Several days ago, I blogged about the plight of Lionheart, a British blogger under threat of imprisonment in the UK for criticizing Islam. You can see the post here. Between LGF, Pajamas Media, Dr. Sanity and numerous other sites, the post ended up getting several thousand hits. Because of my role in publicizing the situation, I need to weigh in on some very intemperate remarks made by Lionheart since then.

As mentioned, LGF picked up my post linked above and ran the following:

In an absolute travesty of justice, a British blogger who uses the name Lionheart is apparently going to be prosecuted for “stirring up racial hatred”—in other words, for railing against Islam: . . .

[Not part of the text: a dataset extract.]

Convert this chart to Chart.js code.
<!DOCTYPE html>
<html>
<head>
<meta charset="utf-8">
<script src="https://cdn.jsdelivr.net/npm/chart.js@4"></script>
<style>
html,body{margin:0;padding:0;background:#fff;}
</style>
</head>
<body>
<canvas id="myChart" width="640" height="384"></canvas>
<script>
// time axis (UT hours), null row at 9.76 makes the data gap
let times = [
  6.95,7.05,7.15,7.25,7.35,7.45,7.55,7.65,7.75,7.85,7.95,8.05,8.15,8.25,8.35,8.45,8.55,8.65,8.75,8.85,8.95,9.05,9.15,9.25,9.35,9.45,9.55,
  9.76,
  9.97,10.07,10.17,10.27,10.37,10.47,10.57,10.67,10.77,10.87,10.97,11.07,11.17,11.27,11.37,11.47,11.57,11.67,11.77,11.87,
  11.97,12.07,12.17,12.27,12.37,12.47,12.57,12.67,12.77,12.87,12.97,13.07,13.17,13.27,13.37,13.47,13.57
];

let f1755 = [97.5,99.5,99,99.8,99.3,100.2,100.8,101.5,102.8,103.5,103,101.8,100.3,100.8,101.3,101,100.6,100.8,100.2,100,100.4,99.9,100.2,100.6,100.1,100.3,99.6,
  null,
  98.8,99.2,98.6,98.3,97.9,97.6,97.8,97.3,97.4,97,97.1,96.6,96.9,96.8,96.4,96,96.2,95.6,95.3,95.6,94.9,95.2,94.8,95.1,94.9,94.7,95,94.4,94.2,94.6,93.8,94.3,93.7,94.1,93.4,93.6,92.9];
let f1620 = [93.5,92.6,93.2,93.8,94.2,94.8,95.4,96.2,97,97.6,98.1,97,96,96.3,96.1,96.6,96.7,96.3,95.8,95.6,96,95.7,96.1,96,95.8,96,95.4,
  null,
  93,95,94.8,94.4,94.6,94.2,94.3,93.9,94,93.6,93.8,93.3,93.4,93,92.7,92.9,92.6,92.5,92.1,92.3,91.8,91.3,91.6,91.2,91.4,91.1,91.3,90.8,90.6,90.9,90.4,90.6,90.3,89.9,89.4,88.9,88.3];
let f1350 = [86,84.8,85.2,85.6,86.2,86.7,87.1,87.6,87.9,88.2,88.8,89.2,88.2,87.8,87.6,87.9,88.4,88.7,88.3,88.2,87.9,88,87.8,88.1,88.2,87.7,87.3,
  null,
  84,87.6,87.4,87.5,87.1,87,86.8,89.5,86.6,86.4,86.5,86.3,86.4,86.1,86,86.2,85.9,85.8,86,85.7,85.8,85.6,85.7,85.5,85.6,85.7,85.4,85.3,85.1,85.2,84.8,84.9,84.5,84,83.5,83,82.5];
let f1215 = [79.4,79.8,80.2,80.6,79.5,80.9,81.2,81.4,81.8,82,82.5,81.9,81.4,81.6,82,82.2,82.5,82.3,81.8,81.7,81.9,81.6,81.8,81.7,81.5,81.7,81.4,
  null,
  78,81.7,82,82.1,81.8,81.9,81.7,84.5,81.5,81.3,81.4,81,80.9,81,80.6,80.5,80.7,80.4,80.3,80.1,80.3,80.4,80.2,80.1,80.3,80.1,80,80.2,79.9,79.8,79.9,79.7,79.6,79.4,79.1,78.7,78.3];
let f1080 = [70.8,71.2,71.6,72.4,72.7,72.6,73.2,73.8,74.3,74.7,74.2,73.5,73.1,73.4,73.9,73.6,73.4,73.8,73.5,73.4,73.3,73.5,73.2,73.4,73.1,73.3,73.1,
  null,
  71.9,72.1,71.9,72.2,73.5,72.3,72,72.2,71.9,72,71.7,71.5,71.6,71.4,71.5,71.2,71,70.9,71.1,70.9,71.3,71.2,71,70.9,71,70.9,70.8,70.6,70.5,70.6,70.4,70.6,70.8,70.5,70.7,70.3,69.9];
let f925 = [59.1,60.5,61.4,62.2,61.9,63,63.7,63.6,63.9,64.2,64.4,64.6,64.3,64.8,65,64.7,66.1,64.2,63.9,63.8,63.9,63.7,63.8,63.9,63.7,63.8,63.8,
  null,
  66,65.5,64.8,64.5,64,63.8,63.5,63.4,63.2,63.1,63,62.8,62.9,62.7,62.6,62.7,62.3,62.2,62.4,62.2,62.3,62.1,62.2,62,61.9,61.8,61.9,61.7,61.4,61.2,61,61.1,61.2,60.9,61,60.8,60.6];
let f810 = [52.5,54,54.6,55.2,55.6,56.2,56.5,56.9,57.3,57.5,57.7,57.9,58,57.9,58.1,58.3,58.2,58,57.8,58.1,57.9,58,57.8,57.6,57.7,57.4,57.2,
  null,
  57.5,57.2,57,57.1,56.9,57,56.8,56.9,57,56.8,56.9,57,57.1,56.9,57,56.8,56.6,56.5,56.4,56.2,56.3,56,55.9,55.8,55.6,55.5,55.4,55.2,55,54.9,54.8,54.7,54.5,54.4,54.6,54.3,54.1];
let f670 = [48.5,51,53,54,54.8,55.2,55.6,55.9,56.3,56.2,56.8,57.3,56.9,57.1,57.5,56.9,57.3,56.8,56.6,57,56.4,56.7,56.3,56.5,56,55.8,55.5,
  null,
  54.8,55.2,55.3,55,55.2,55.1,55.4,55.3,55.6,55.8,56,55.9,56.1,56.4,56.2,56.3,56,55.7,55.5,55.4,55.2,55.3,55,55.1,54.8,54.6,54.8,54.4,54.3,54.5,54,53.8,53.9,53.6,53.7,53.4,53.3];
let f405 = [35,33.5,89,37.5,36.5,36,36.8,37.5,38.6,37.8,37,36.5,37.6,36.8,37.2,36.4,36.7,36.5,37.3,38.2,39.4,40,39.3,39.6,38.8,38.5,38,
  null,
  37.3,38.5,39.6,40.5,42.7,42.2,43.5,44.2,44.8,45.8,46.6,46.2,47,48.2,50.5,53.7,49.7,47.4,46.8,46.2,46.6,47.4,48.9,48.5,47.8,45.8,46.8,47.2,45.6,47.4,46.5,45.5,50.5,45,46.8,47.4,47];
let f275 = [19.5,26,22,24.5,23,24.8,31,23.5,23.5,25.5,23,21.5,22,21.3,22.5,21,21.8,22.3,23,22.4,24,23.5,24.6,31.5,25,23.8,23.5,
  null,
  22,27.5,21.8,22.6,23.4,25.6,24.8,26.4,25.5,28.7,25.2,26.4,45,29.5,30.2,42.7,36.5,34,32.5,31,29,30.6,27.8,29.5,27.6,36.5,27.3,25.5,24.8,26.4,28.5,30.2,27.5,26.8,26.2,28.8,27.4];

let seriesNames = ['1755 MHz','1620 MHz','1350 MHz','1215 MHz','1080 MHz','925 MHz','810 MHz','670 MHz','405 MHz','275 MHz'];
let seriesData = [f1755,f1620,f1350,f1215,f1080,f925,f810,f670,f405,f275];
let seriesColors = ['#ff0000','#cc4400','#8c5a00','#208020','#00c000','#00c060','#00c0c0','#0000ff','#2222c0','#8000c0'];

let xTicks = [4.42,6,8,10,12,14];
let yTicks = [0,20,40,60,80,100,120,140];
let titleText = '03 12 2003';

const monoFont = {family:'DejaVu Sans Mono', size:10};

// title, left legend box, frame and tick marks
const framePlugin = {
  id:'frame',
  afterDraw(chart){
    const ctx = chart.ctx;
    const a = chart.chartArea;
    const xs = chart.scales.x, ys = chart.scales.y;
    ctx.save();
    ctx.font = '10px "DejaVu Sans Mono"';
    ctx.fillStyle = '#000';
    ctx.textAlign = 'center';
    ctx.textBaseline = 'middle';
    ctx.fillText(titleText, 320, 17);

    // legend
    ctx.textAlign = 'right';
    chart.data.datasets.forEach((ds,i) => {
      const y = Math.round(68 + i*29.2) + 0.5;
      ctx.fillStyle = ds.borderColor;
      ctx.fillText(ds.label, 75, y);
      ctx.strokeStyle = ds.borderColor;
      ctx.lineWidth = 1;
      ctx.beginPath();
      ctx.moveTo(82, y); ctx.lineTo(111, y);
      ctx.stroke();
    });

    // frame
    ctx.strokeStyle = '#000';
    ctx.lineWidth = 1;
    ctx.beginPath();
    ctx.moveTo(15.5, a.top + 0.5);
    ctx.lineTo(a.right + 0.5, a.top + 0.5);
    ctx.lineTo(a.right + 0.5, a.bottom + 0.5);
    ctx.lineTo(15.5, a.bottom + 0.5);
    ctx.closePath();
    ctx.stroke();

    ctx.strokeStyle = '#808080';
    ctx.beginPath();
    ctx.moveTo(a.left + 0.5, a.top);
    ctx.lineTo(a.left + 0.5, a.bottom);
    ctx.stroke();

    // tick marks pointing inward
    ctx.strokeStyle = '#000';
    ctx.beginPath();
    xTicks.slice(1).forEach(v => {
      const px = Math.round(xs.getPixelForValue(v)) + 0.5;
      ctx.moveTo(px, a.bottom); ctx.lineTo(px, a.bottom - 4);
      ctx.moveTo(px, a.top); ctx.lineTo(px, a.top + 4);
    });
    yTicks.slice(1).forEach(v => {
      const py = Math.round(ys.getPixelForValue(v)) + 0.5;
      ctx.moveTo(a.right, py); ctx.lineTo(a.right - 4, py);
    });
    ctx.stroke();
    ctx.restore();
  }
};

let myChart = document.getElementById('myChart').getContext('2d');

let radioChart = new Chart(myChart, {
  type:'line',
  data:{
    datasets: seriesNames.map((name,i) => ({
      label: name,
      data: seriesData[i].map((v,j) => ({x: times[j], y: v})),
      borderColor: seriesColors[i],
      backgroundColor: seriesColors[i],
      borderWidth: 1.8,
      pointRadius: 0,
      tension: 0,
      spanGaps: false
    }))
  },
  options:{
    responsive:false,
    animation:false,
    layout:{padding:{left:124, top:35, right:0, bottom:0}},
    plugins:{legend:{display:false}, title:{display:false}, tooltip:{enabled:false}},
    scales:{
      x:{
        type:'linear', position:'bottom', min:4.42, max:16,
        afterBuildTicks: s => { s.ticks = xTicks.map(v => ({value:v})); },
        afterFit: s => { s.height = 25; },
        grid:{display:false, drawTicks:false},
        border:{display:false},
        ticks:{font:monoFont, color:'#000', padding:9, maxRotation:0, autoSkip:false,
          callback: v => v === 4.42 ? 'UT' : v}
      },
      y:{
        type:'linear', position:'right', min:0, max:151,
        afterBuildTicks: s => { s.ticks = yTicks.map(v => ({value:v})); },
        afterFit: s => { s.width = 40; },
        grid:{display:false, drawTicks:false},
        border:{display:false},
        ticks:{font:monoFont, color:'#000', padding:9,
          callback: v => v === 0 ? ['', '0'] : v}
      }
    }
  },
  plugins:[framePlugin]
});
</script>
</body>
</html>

There is a good reason why America’s founders strictly limited the government’s power to regulate speech. Modern Britain is an object lesson in the Orwellian consequences of failing to do so, and the inevitable abuse of power that results.

UPDATE at 1/7/08 10:43:47 am:
Konservo notes that Lionheart is a supporter of the neo-fascist British National Party, which leads me to state clearly that by posting about the case, I am not supporting what Lionheart says on his blog—just his right to say it.

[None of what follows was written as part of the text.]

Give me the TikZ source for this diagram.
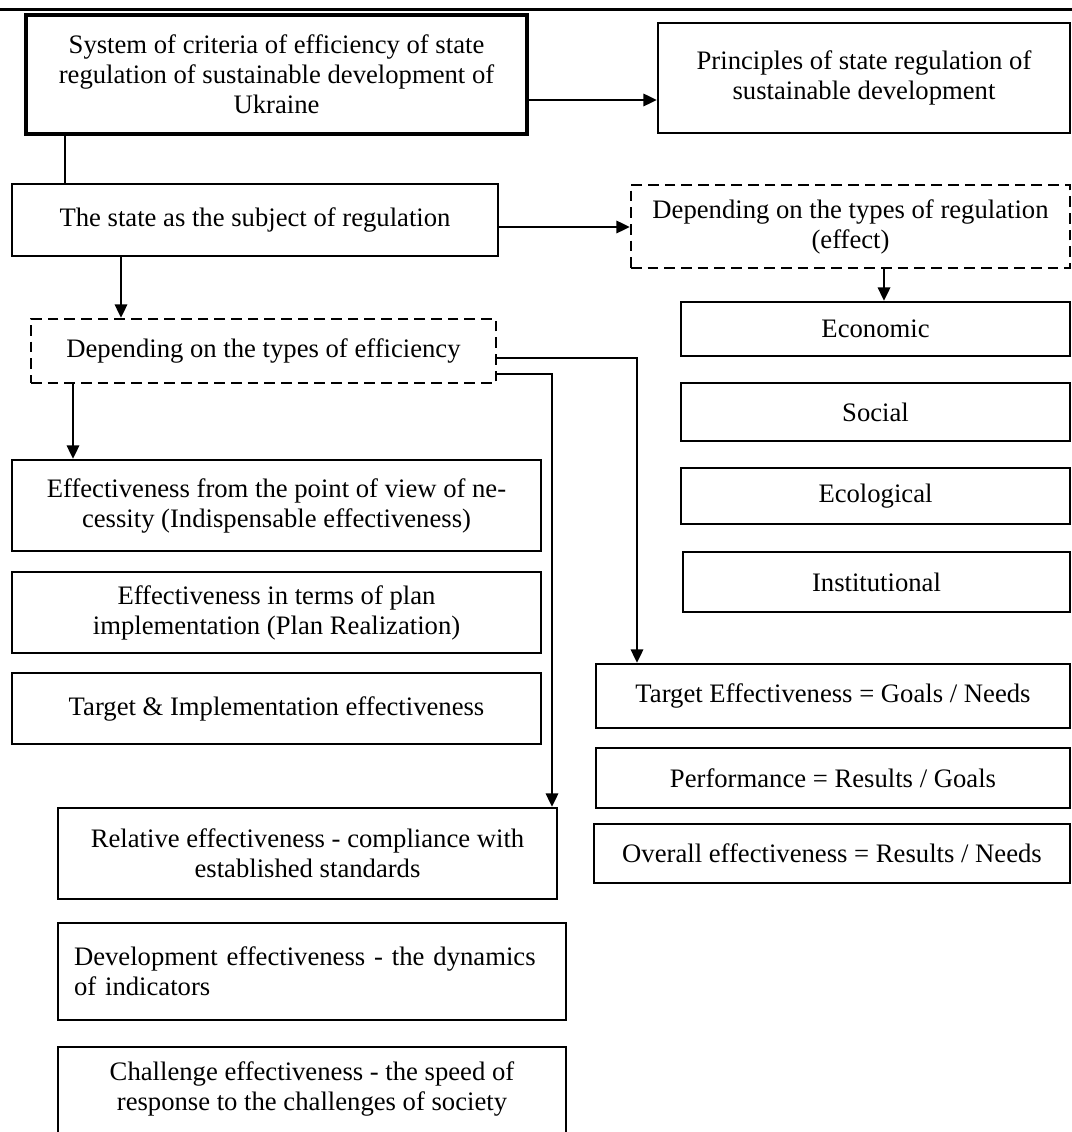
\documentclass[tikz,border=0pt]{standalone}
\usepackage{fontspec}
\setmainfont{Liberation Serif}
\usetikzlibrary{arrows.meta}
\newcommand\mkbox[7]{\node[#1, minimum width={(#5-#3)*0.45pt}, minimum height={(#6-#4)*0.45pt}] (#2) at ({(#3+#5)/2},{(#4+#6)/2}) {#7};}
\begin{document}
\begin{tikzpicture}[x=0.45pt,y=-0.45pt,
  txt/.style={inner sep=0pt, align=center, font=\fontsize{12pt}{13.5pt}\selectfont},
  box/.style={txt, draw, line width=1.1pt},
  thickbox/.style={box, line width=2pt},
  dbox/.style={box, dash pattern=on 4.8pt off 2.7pt},
  arr/.style={line width=0.85pt, -{Triangle[length=6pt,width=5.6pt]}},
  ln/.style={line width=0.85pt}]
\useasboundingbox (0,0) rectangle (1072,1132);
\clip (0,0) rectangle (1072,1132);
\draw[line width=1.35pt] (0,10) -- (1072,10);

\mkbox{thickbox}{b1}{26}{15}{527}{134}{System of criteria of efficiency of state\\regulation of sustainable development of\\Ukraine}
\mkbox{box}{b2}{658}{23}{1070}{133}{Principles of state regulation of\\sustainable development}
\mkbox{box}{b3}{12}{184}{498}{256}{The state as the subject of regulation}
\mkbox{dbox}{b4}{631}{185}{1070}{268}{Depending on the types of regulation\\(effect)}
\mkbox{box}{eco}{681}{302}{1070}{356}{Economic}
\mkbox{box}{soc}{681}{383}{1070}{441}{Social}
\mkbox{box}{ecol}{681}{468}{1070}{524}{Ecological}
\mkbox{box}{inst}{683}{552}{1070}{612}{Institutional}
\mkbox{dbox}{b5}{31}{319}{496}{383}{Depending on the types of efficiency}
\mkbox{box}{b6}{12}{460}{541}{551}{Effectiveness from the point of view of ne-\\cessity (Indispensable effectiveness)}
\mkbox{box}{b7}{12}{572}{541}{653}{Effectiveness in terms of plan\\implementation (Plan Realization)}
\mkbox{box}{b8}{12}{673}{541}{744}{Target \& Implementation effectiveness}
\mkbox{box}{tgt}{596}{664}{1070}{728}{Target Effectiveness = Goals / Needs}
\mkbox{box}{perf}{596}{748}{1070}{808}{Performance = Results / Goals}
\mkbox{box}{over}{594}{824}{1070}{883}{Overall effectiveness = Results / Needs}
\mkbox{box}{rel}{58}{808}{557}{899}{Relative effectiveness - compliance with\\established standards}
\mkbox{box, text width={(566-58-32)*0.45pt}, align=left}{dev}{58}{923}{566}{1020}{Development effectiveness - the dynamics\\of indicators}
\mkbox{box}{chal}{58}{1047}{566}{1200}{}
\node[txt] (chalt) at (312,1089) {Challenge effectiveness - the speed of\\response to the challenges of society};

\draw[ln] (b1.south -| 65,0) -- (b3.north -| 65,0);
\draw[arr] (b1.east |- 0,100) -- (b2.west |- 0,100);
\draw[arr] (b3.east |- 0,227) -- (b4.west |- 0,227);
\draw[arr] (b4.south -| 884,0) -- (eco.north -| 884,0);
\draw[arr] (b3.south -| 121,0) -- (b5.north -| 121,0);
\draw[arr] (b5.south -| 73,0) -- (b6.north -| 73,0);
\draw[arr] (b5.east |- 0,358) -| (tgt.north -| 637,0);
\draw[arr] (b5.east |- 0,374) -| (rel.north -| 552,0);
\end{tikzpicture}
\end{document}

LGF does not wish to be associated with or seen as supporting organizations or people who espouse a racist / neo-facist ideology. I am not going to get into the nuances of the blog war between LGF and other sites. I am vaguely aware of what is happening, I don't know the nuances and to be completely honest, I don't care. Agree with it or not, LGF espouses a principled position that needs to be accorded full respect. Further, irrespective of whether Lionheart associated with the BNP, LGF offered full support for his right of free speech.

In a subsequent blog post of which I have just become aware, Lionheart made the following statement in response:

Little Green Footballs you are a traitor, nothing less than the equivalent of a Second World War Nazi collaborator who would have been shot because of his treason - I am sure there are many who would have obliged!

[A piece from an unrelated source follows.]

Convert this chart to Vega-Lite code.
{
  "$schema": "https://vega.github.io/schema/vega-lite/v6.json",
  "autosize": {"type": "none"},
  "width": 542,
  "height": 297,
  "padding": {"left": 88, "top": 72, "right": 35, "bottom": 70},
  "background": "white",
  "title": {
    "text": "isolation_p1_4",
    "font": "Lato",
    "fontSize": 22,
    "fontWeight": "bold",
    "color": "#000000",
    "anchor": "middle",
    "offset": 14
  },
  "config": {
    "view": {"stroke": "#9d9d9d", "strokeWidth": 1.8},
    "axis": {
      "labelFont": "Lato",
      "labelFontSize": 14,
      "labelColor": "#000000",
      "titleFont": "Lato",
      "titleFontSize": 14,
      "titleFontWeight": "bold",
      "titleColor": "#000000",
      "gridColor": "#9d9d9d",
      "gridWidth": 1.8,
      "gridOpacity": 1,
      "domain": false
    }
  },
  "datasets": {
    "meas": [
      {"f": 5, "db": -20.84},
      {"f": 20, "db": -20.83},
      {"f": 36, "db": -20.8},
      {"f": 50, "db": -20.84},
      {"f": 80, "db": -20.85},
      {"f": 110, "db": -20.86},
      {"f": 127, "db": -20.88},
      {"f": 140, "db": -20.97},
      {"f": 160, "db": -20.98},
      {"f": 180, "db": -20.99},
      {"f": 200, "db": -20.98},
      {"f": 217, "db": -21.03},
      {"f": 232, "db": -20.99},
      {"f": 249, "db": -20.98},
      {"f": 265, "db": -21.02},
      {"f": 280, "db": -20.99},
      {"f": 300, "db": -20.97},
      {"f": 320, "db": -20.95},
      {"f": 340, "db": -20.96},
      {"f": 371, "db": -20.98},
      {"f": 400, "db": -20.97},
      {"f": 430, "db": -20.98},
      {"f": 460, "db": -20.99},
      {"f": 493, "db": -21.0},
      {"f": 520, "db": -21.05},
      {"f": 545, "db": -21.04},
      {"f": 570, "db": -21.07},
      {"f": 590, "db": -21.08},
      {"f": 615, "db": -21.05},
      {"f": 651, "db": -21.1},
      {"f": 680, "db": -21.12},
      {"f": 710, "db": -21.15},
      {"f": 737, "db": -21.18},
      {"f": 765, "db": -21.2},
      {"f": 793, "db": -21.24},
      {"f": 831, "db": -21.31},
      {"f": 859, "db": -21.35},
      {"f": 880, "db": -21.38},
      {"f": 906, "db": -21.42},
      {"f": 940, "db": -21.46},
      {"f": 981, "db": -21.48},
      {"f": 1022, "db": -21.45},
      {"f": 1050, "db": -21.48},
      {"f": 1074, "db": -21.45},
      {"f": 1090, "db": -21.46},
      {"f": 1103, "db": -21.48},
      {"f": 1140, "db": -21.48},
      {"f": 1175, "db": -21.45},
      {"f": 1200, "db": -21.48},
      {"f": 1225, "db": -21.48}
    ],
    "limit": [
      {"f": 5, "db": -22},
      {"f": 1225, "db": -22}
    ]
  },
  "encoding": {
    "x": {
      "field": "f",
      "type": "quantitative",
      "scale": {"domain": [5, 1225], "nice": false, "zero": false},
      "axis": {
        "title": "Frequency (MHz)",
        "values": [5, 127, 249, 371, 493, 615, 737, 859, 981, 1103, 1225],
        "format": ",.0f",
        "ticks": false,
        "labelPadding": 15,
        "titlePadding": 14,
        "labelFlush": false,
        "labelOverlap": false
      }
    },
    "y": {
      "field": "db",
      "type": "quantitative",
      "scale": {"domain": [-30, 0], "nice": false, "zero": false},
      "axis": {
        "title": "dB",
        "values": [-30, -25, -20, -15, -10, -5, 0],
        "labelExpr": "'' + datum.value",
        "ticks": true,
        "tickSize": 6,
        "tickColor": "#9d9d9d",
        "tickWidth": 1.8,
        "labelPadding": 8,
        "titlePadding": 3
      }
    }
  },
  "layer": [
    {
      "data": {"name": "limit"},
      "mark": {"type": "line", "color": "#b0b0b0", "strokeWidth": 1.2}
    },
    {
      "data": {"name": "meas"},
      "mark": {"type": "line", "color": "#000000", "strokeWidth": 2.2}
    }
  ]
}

Read the post here. That response shows a degree of immaturity and venom with which I do not wish to be associated.

Since this is playing out on blogs, I must respond here in kind with my two cents. It appears from the comments in LGF that Lionheart has supported the BNP in the past merely because, as he saw it, that was the only political party that was willing to take a stand against the growth of radical Islam in Britain. And that appears to be an accurate reading of the political situation in Britain. In the Telegraph, Britain's conservative newspaper, an editorial the other day explicitly made the point that all three major political parties in Britain are courting the Muslim vote and refusing to criticize Islam in the UK. Lionheart, to his credit, has actively supported Israel and people of all races and nationalities. His support for the BNP appears to be on the sole ground of their stand against the growth of radical Islam in the UK. Lionheart appears a brave person in an ever dire situation.

The way for this to be handled was by way of simple explanation, either by e-mail to LGF asking LGF for an opportunity to explain the situation or an even tempered blog post by Lionheart explaining the situation. This is a situation that cried - and cries - for reasoned response, not histrionics.

Unless and until Lionheart acts publicly to withdraw his remarks and correct this situation, I will no longer support him in any way with the exception that I will support his right of free speech. We all make mistakes and do things that, in the light of day, we wish we could retract. I do hope that Lionheart realizes that he has severely mishandled this situation. Should he choose to respond in a measured way to resolve this situation, I am prepared to again offer him my full support in all of his very worthy and brave endeavors.